En dehors du président de l’Assemblée nationale, Ibrahim Boubakar Keïta (IBK) qui a indiqué qu’il se présenterait le 29 avril prochain contre ATT, tous les autres leaders politiques (Choguel Maïga, Mountaga Tall) sont entrés dans le rang. Quant à Soumaïla Cissé, il « gère » pour l’heure, l’UEMOA et semble un peu en décalage par rapport aux contingences politiques maliennes.

Le Nigéria dans l’oil du cyclone ?

Du coup, les tracts qui fleurissent à Bamako et qui parlent « d’Atratie » en rapport avec la gestion des Habitations à loyer modéré (HLM) et de l’octroi des postes dans la haute administration ont peu de chance de prospérer.

ATT sur un boulevard, et Wade sur un chemin de campagne reste l’équation nigérianne dont la résolution promet d’être autrement plus corsée. Obasanjo écarté pour « raison constitutionnelle », le candidat du People Démocratic Party (PDP), Ibrahim Yar Adua ne fait pas l’unanimité au sein du parti et pire, au sein de la population, principalement des sudistes qui pensent que leur tour est venu de gérer le « gâteau » nigérian. Le gouverneur de l’Etat de Katsina ne jouit donc pas de toute la légitimité requise, pas plus que son rival, l’ancien président Muhammad Buhari, accablé des mêmes « tares » par une partie de la population.

En fait de légitimité, c’est la redistribution de la rente pétrolière qui pose problème, le Sud d’où est extrait l’essentiel de l’or noir nigérian s’estimant lésé dans le partage. Derrière les bandits qui prennent en otage les hauts cadres des compagnies d’exploitation et sabotent les infrastructures pétrolières, faisant perdre au pays, un quart de sa production journalière, se trouvent souvent des leaders d’opinion, désireux de hâter la redistribution des rôles.

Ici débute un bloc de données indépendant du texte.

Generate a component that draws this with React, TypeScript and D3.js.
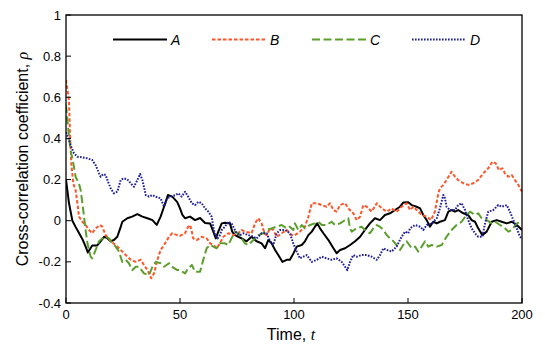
import React from "react";
import * as d3 from "d3";

// Time t and cross-correlation values
const tA = [0,1.3,2.8,4.2,5.7,7.2,8.6,9.6,11.5,13.7,15.2,16.7,18.1,19.6,21,22.5,24,24.7,26.9,29,31.3,33.5,35.7,37.9,39.8,41.5,43,44.7,46.6,48.8,50,51,52.2,54.4,56.6,58.8,61,63.2,64.6,65.7,66.8,68.3,69.7,71.9,72.9,74.1,75.6,77,79.2,81.4,83.6,85.8,87.3,88.7,90.2,91.7,93.1,94.9,96.8,98.2,99.7,101.2,103.4,104.8,106.3,107.8,109.2,110.2,111.4,112.9,115.1,117.3,118.7,120.2,122.4,124.6,126.8,129,131.1,133.3,135.5,137.7,139.9,142.1,144.3,146.5,147.9,150.1,151.6,153.8,155.3,156.7,158.2,159.6,161.1,162.6,164,166.2,167.7,169.1,170.6,172,174.3,176.4,177.9,179.4,180.8,182.6,184.5,186.7,188.9,191.1,193.3,195.5,197.7,200];
const yA = [0.2,0.086,0,-0.03,-0.06,-0.09,-0.126,-0.155,-0.12,-0.12,-0.1,-0.078,-0.085,-0.1,-0.094,-0.078,-0.03,-0.005,0.012,0.02,0.032,0.02,0.012,0.003,-0.02,0.02,0.068,0.125,0.117,0.09,0.06,0.03,0.012,0.02,0.003,0.013,-0.011,-0.013,-0.053,-0.086,-0.053,-0.013,-0.01,-0.013,-0.053,-0.07,-0.078,-0.086,-0.1,-0.078,-0.1,-0.11,-0.134,-0.094,-0.11,-0.142,-0.167,-0.2,-0.19,-0.19,-0.16,-0.126,-0.118,-0.1,-0.07,-0.053,-0.029,-0.013,-0.037,-0.061,-0.094,-0.134,-0.158,-0.142,-0.134,-0.118,-0.1,-0.078,-0.045,-0.013,0.012,0.003,0.028,0.036,0.052,0.068,0.088,0.09,0.076,0.068,0.06,0.028,0.003,-0.029,-0.005,-0.013,-0.005,0.003,0.044,0.052,0.044,0.052,0.036,0.028,0.003,-0.005,-0.037,-0.07,-0.053,-0.005,0.003,-0.005,-0.013,-0.005,-0.021,-0.045];

const tB = [0,1.3,1.8,2.3,3.2,4.2,5,5.7,7.2,8.6,10.1,11.5,13,14.9,15.9,17.4,19.6,21.8,24,26.2,28.4,30.6,32.8,34.2,35.7,37.4,38.6,40.1,41.5,43,45.2,46.6,48.8,50,52.2,53.6,54.4,55.2,55.8,57.3,59.5,61.7,63.2,64.6,66.1,67.5,69,71.2,73.4,75.6,77,78.5,81.4,82.9,84.3,85.8,87,88,89.5,90.9,92.4,94.6,96.8,99,100.4,102.6,104.8,106.3,107.8,110,112.2,114.3,115.8,117.3,118.7,120.2,122.4,123.8,126,127.5,129,130.4,131.9,134.1,136.3,138.5,140.7,142.8,145,147.2,149.4,150.9,152.3,153.8,156,158.2,160.1,161.8,163.3,164,165.5,166.9,169.1,170.6,172,174.3,176.4,178.6,180.8,183,185.2,187,188.5,189.9,191.4,192.5,194,195.5,196.9,198.4,200];
const yB = [0.684,0.587,0.41,0.28,0.18,0.15,0.085,0.02,-0.005,-0.021,-0.045,-0.061,-0.037,-0.021,-0.029,-0.07,-0.1,-0.118,-0.142,-0.167,-0.19,-0.2,-0.19,-0.215,-0.24,-0.28,-0.256,-0.19,-0.142,-0.118,-0.078,-0.061,-0.07,-0.074,-0.061,-0.029,-0.021,-0.053,-0.086,-0.094,-0.078,-0.086,-0.11,-0.118,-0.134,-0.11,-0.078,-0.061,-0.07,-0.061,-0.045,-0.053,-0.061,-0.013,0.012,-0.013,-0.061,-0.07,-0.037,-0.045,-0.078,-0.061,-0.045,-0.07,-0.07,-0.053,-0.029,0.02,0.085,0.085,0.076,0.068,0.085,0.052,0.044,0.076,0.085,0.06,0.036,0.003,0.02,0.076,0.068,0.044,0.085,0.06,0.044,0.06,0.044,0.068,0.085,0.052,0.068,0.052,0.028,0.02,0.003,0.044,0.133,0.157,0.174,0.198,0.238,0.214,0.198,0.182,0.174,0.182,0.198,0.23,0.255,0.287,0.279,0.246,0.255,0.23,0.214,0.222,0.198,0.174,0.141];

const tC = [0,0.9,1.3,2,3.2,4.2,5.7,6.4,7.2,7.9,8.6,9.4,10.8,11.5,13,14.5,15.9,17.4,18.9,20.3,21.8,23.2,24.7,26.2,27.6,29.1,30.6,32,34.2,36.4,37.9,39.4,41.5,43,45.2,46.6,48.8,50,52.2,53.6,55.2,56.6,58.8,60.2,61.7,63.2,64.6,66.1,67.5,69.7,71.2,72.6,74.1,75.6,77,78.5,79.9,82.2,84.3,86.5,88,90.2,92.4,94.6,96.8,98.2,99.7,100.4,101.9,103.4,104.8,107,109.2,110.7,112.2,114.3,116.5,118,120.2,122.4,123.8,124.6,125.3,127.5,129.7,131.1,133.3,134.8,136.3,137.7,139.2,140.7,142.1,143.6,145,146.5,147.9,149.4,150.6,151.6,153.1,154.5,156,157.5,158.9,160.4,162.6,164.8,166.9,169.1,171.3,173.5,175.7,177.2,179.4,180.8,182.3,184.5,186.7,188.2,190.4,192.5,194,195.5,197.7,200];
const yC = [0.563,0.457,0.41,0.344,0.28,0.214,0.18,0.15,0.085,0.02,-0.045,-0.11,-0.175,-0.183,-0.142,-0.1,-0.086,-0.078,-0.086,-0.11,-0.126,-0.15,-0.2,-0.19,-0.207,-0.24,-0.224,-0.224,-0.256,-0.264,-0.224,-0.2,-0.207,-0.224,-0.207,-0.224,-0.24,-0.24,-0.256,-0.232,-0.215,-0.248,-0.248,-0.19,-0.134,-0.118,-0.126,-0.134,-0.11,-0.11,-0.118,-0.086,-0.053,-0.061,-0.086,-0.11,-0.118,-0.094,-0.07,-0.061,-0.045,-0.037,-0.029,-0.021,-0.037,-0.029,-0.045,-0.013,-0.045,-0.021,-0.037,-0.021,-0.013,-0.005,-0.021,-0.021,-0.005,-0.021,-0.013,0.003,0.012,-0.037,-0.053,-0.037,-0.029,-0.045,-0.061,-0.037,-0.021,-0.029,-0.045,-0.07,-0.086,-0.1,-0.118,-0.142,-0.118,-0.1,-0.118,-0.134,-0.126,-0.15,-0.126,-0.1,-0.126,-0.118,-0.126,-0.118,-0.078,-0.045,-0.021,-0.005,0.028,0.044,0.028,0.036,0.012,0.003,-0.013,-0.005,-0.021,-0.037,-0.053,-0.045,-0.013,-0.005];

const tD = [0,1.3,2.3,3.5,5,7.2,9.4,11.5,13,14.5,15.2,16.4,17.4,18.4,19.6,21,22.5,24,25.4,26.9,28.4,29.8,31.3,32.5,33.5,35,36.4,37.9,39.3,41.5,43,44.4,45.9,48.1,49.3,50.7,52.2,53.6,55.2,56.6,58.1,59.5,61,62.4,63.9,64.6,65.4,66.5,67.5,68.3,69.7,71.2,72.6,74.8,76.3,77.8,80,82.2,83.6,85.8,88,89.5,90.9,92.4,93.9,96,98.2,99.7,101.2,102.6,104.1,105.6,107.8,110,112.2,114.3,116.5,118.7,120.9,122.4,123.4,124.6,126,127.5,129.7,131.9,134.1,136.3,137.7,139.2,140.7,142.8,145,147.2,148.7,150.1,150.9,153.1,155.3,156.7,158.2,160.4,162.6,164,165.5,166.2,166.9,168.4,170.6,172,173.5,175,176.4,177.9,179.4,180.8,182.6,183.8,185.2,187.4,189.6,191.1,193.3,194.7,196.2,197.7,199.1,200];
const yD = [0.43,0.392,0.36,0.328,0.311,0.308,0.303,0.295,0.27,0.23,0.214,0.227,0.222,0.19,0.157,0.133,0.141,0.198,0.206,0.201,0.182,0.165,0.198,0.227,0.198,0.125,0.117,0.125,0.117,0.109,0.068,0.109,0.117,0.125,0.133,0.117,0.141,0.117,0.085,0.076,0.092,0.085,0.06,0.044,0.02,-0.029,-0.07,-0.086,-0.07,-0.045,-0.029,-0.005,-0.013,-0.061,-0.07,-0.061,-0.07,-0.078,-0.086,-0.061,-0.061,-0.1,-0.118,-0.061,-0.045,-0.045,-0.061,-0.11,-0.15,-0.183,-0.175,-0.167,-0.2,-0.19,-0.175,-0.183,-0.19,-0.183,-0.2,-0.224,-0.24,-0.2,-0.167,-0.175,-0.167,-0.167,-0.175,-0.19,-0.167,-0.134,-0.142,-0.15,-0.126,-0.078,-0.053,-0.061,-0.037,-0.021,-0.029,-0.045,-0.021,-0.013,0.012,0.06,0.125,0.109,0.068,0.052,0.052,0.076,0.085,0.052,0.003,-0.037,-0.061,-0.078,-0.078,-0.013,0.044,0.052,0.076,0.068,0.076,0.044,0.003,-0.037,-0.078,-0.086];

const seriesNames = ["A", "B", "C", "D"];
const seriesColors = ["#000000", "#ff5528", "#5c9e2c", "#1c1c9a"];
const seriesDashes = ["none", "3.5,2", "8,3.5", "1.6,1.4"];
const xTicks = [0, 50, 100, 150, 200];
const yTicks = [-0.4, -0.2, 0, 0.2, 0.4, 0.6, 0.8, 1];

const W = 545, H = 352;
const L = 66, R = 522, T = 15, B = 303;
const FONT = "'Liberation Sans', Arial, sans-serif";

export default function App() {
  const x = d3.scaleLinear().domain([0, 200]).range([L, R]);
  const y = d3.scaleLinear().domain([-0.4, 1]).range([B, T]);
  const line = d3.line<[number, number]>().x(d => x(d[0])).y(d => y(d[1]));
  const data = [
    d3.zip(tA, yA), d3.zip(tB, yB), d3.zip(tC, yC), d3.zip(tD, yD),
  ] as [number, number][][];
  const legendX = [113, 212, 312, 412];
  const fmt = (v: number) => (Math.abs(v) < 1e-9 ? "0" : String(+v.toFixed(1)));

  return (
    <svg width={W} height={H} style={{ position: "absolute", left: 0, top: 0 }}>
      <rect x={0} y={0} width={W} height={H} fill="#fff" />
      <defs>
        <clipPath id="plotclip">
          <rect x={L} y={T} width={R - L} height={B - T} />
        </clipPath>
      </defs>
      <g clipPath="url(#plotclip)">
        {data.map((d, i) => (
          <path key={i} d={line(d) || ""} fill="none" stroke={seriesColors[i]}
            strokeWidth={2} strokeDasharray={seriesDashes[i]} strokeLinejoin="round" />
        ))}
      </g>
      <rect x={L} y={T} width={R - L} height={B - T} fill="none" stroke="#000" strokeWidth={1.3} />
      {xTicks.map(t => (
        <g key={t}>
          <line x1={x(t)} x2={x(t)} y1={B} y2={B - 5} stroke="#000" strokeWidth={1} />
          <text x={x(t)} y={319} textAnchor="middle" fontFamily={FONT} fontSize={13}>{t}</text>
        </g>
      ))}
      {yTicks.map(t => (
        <g key={t}>
          <line x1={L} x2={L + 5} y1={y(t)} y2={y(t)} stroke="#000" strokeWidth={1} />
          <text x={61} y={y(t) + 4.5} textAnchor="end" fontFamily={FONT} fontSize={13}>{fmt(t)}</text>
        </g>
      ))}
      {seriesNames.map((n, i) => (
        <g key={n}>
          <line x1={legendX[i]} x2={legendX[i] + 54} y1={39.5} y2={39.5} stroke={seriesColors[i]}
            strokeWidth={2} strokeDasharray={seriesDashes[i]} />
          <text x={legendX[i] + 58} y={45} fontFamily={FONT} fontSize={14} fontStyle="italic">{n}</text>
        </g>
      ))}
      <text x={291} y={340} textAnchor="middle" fontFamily={FONT} fontSize={16}>
        Time, <tspan fontFamily="'Liberation Serif', serif" fontStyle="italic" fontSize={16}>t</tspan>
      </text>
      <text transform={`translate(27.5, ${159}) rotate(-90)`} textAnchor="middle" fontFamily={FONT} fontSize={16}>
        Cross-correlation coefficient, <tspan fontFamily="'Liberation Serif', serif" fontStyle="italic" fontSize={16}>ρ</tspan>
      </text>
    </svg>
  );
}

Et comme les Nigérians ne veulent plus d’un militaire au pouvoir (surtout pas de Babanguida qui a pourtant la « surface » requise), on s’achemine vers une fracture entre nordistes et sudistes. L’hypothèse n’est pas farfelue, surtout que la sécession biafraise avait été réglée au forceps avec une communauté internationale pressée de réexploiter la manne pétrolière et peu soucieuse des états d’âme des uns et des autres. Le feu couve sous la cendre et l’état d’esprit actuel pourrait le rallumer.

C’est dire qu’une refondation politique et sociale est indispensable pour éviter au géant ouest-africain de renouer avec ses vieux démons. L’ancien ordre politique où la haute hiérarchie militaire, essentiellement nordiste, faisait et défaisait les rois, est desuet au regard des aspirations démocratiques de plus en plus fortes des peuples africains. Ciel obscur et chargé donc que celui du Nigéria dont l’éruption cutanée n’est pas souhaitable au vu de ses effets incalculables sur une Afrique où la pauvreté indigne, et de mauvais systèmes de gouvernements sont un terreau fertile pour le terrorisme, le crime organisé et les maladies endémiques.